Comparing data from similar countries is often very helpful. Early in the broadband era, Xavier Niel brought the triple play down to 30 euros in France. I asked German regulator Kurth why were German prices so much higher? It was the right question.

I'm sure there were many other reasons he soon became more aggressive, but the comparison with France helped to light a fire under him.  How does Nigeria compare with Ghana and Kenya in 3G/4G coverage and price? How about Tunisia and Morocco? Or Brazil and Argentina?

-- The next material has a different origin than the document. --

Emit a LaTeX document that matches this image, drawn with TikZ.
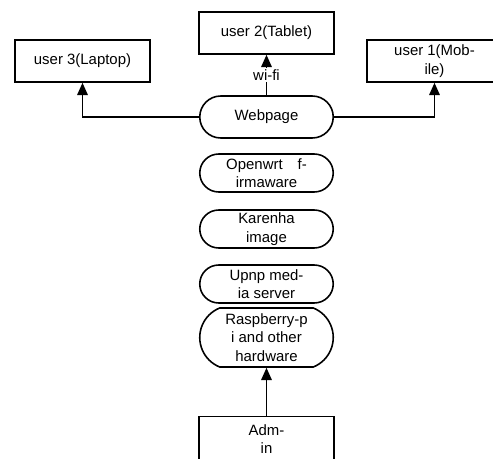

Nobel Laureate Gary Becker, a brilliant economist, in 2009 signed off on a Verizon paper that suggested competition was working fairly well, based on an observation that prices had been going down some. Would he have come to the same conclusion if he knew prices in the U.S. were 30% to 75% higher than our peers in France? Was 70% coverage in England acceptable when the U.S. was at 97%? Should rich countries be matching the 90% of Chinese broadband that is gigabit fiber? 

What are the questions you can add to this list? 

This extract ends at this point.